PROVIDED DATA:

┌────────

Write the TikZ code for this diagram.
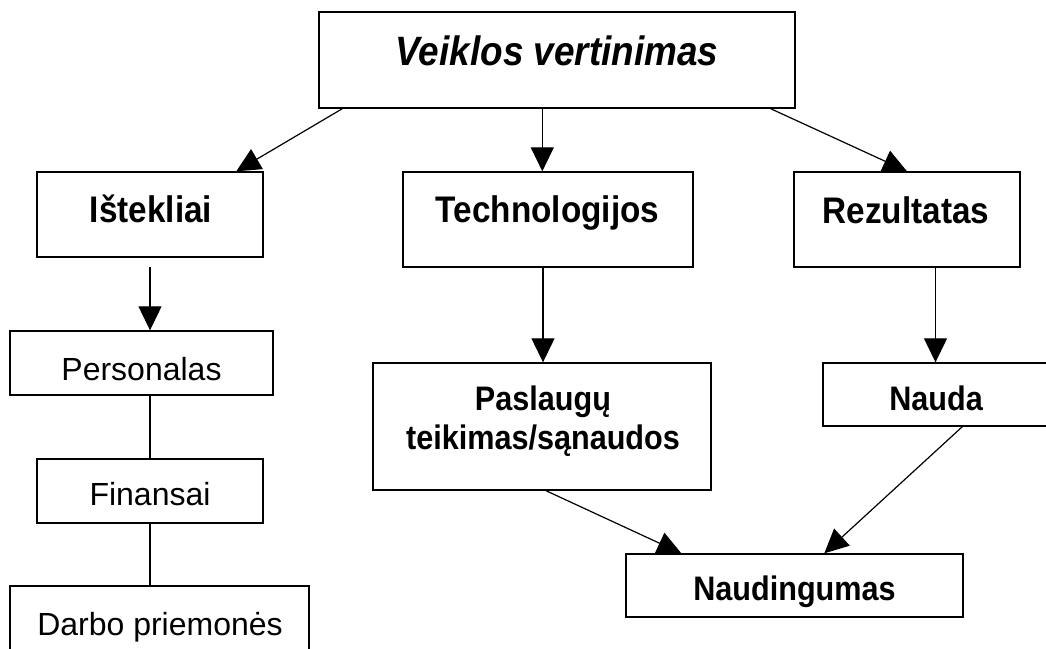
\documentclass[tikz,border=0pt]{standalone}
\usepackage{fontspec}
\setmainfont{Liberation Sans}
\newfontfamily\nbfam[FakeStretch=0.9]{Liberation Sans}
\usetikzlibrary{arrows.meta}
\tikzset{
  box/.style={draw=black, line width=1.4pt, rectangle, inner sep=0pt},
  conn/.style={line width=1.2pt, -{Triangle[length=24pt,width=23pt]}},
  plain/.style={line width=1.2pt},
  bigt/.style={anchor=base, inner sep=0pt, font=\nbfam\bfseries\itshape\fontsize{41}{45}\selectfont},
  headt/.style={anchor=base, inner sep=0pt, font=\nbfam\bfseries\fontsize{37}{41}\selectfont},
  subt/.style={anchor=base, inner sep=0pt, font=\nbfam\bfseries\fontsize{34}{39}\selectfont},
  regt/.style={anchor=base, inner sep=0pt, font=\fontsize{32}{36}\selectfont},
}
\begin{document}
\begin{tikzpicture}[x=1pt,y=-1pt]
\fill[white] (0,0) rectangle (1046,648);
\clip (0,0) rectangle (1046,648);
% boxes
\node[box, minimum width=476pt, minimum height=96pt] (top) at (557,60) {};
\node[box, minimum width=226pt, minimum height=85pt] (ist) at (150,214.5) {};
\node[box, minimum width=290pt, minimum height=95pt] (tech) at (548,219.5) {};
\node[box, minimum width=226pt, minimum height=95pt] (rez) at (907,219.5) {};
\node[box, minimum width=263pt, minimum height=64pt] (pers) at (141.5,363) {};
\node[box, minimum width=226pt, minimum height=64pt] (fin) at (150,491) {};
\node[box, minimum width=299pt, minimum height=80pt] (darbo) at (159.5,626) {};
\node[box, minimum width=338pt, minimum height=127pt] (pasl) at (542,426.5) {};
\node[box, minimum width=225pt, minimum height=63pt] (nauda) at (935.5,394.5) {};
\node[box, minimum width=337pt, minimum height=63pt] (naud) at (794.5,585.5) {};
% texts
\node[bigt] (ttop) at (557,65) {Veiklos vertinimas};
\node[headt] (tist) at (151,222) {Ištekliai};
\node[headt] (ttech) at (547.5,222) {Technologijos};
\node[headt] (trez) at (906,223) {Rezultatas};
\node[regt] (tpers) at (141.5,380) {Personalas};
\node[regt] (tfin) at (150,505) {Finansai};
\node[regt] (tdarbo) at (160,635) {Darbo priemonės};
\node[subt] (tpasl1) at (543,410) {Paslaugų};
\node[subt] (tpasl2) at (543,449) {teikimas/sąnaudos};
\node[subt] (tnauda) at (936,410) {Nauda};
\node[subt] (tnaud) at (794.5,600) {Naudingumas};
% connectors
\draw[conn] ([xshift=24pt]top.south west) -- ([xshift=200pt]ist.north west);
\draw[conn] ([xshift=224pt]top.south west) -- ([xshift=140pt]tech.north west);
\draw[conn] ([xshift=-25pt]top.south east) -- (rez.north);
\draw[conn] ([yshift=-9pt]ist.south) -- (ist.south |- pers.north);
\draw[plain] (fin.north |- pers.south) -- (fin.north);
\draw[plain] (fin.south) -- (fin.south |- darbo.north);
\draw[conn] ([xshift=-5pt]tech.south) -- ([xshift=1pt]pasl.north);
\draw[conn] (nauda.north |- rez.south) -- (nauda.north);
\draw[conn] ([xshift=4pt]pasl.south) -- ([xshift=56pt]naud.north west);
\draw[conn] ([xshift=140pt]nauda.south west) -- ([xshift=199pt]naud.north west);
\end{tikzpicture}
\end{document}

└────────

REQUEST:
All the material shown above is to be copied exactly, with no pictures carried over.

SOLUTION:
Write the TikZ code for this diagram.
\documentclass[tikz,border=0pt]{standalone}
\usepackage{fontspec}
\setmainfont{Liberation Sans}
\newfontfamily\nbfam[FakeStretch=0.9]{Liberation Sans}
\usetikzlibrary{arrows.meta}
\tikzset{
  box/.style={draw=black, line width=1.4pt, rectangle, inner sep=0pt},
  conn/.style={line width=1.2pt, -{Triangle[length=24pt,width=23pt]}},
  plain/.style={line width=1.2pt},
  bigt/.style={anchor=base, inner sep=0pt, font=\nbfam\bfseries\itshape\fontsize{41}{45}\selectfont},
  headt/.style={anchor=base, inner sep=0pt, font=\nbfam\bfseries\fontsize{37}{41}\selectfont},
  subt/.style={anchor=base, inner sep=0pt, font=\nbfam\bfseries\fontsize{34}{39}\selectfont},
  regt/.style={anchor=base, inner sep=0pt, font=\fontsize{32}{36}\selectfont},
}
\begin{document}
\begin{tikzpicture}[x=1pt,y=-1pt]
\fill[white] (0,0) rectangle (1046,648);
\clip (0,0) rectangle (1046,648);
% boxes
\node[box, minimum width=476pt, minimum height=96pt] (top) at (557,60) {};
\node[box, minimum width=226pt, minimum height=85pt] (ist) at (150,214.5) {};
\node[box, minimum width=290pt, minimum height=95pt] (tech) at (548,219.5) {};
\node[box, minimum width=226pt, minimum height=95pt] (rez) at (907,219.5) {};
\node[box, minimum width=263pt, minimum height=64pt] (pers) at (141.5,363) {};
\node[box, minimum width=226pt, minimum height=64pt] (fin) at (150,491) {};
\node[box, minimum width=299pt, minimum height=80pt] (darbo) at (159.5,626) {};
\node[box, minimum width=338pt, minimum height=127pt] (pasl) at (542,426.5) {};
\node[box, minimum width=225pt, minimum height=63pt] (nauda) at (935.5,394.5) {};
\node[box, minimum width=337pt, minimum height=63pt] (naud) at (794.5,585.5) {};
% texts
\node[bigt] (ttop) at (557,65) {Veiklos vertinimas};
\node[headt] (tist) at (151,222) {Ištekliai};
\node[headt] (ttech) at (547.5,222) {Technologijos};
\node[headt] (trez) at (906,223) {Rezultatas};
\node[regt] (tpers) at (141.5,380) {Personalas};
\node[regt] (tfin) at (150,505) {Finansai};
\node[regt] (tdarbo) at (160,635) {Darbo priemonės};
\node[subt] (tpasl1) at (543,410) {Paslaugų};
\node[subt] (tpasl2) at (543,449) {teikimas/sąnaudos};
\node[subt] (tnauda) at (936,410) {Nauda};
\node[subt] (tnaud) at (794.5,600) {Naudingumas};
% connectors
\draw[conn] ([xshift=24pt]top.south west) -- ([xshift=200pt]ist.north west);
\draw[conn] ([xshift=224pt]top.south west) -- ([xshift=140pt]tech.north west);
\draw[conn] ([xshift=-25pt]top.south east) -- (rez.north);
\draw[conn] ([yshift=-9pt]ist.south) -- (ist.south |- pers.north);
\draw[plain] (fin.north |- pers.south) -- (fin.north);
\draw[plain] (fin.south) -- (fin.south |- darbo.north);
\draw[conn] ([xshift=-5pt]tech.south) -- ([xshift=1pt]pasl.north);
\draw[conn] (nauda.north |- rez.south) -- (nauda.north);
\draw[conn] ([xshift=4pt]pasl.south) -- ([xshift=56pt]naud.north west);
\draw[conn] ([xshift=140pt]nauda.south west) -- ([xshift=199pt]naud.north west);
\end{tikzpicture}
\end{document}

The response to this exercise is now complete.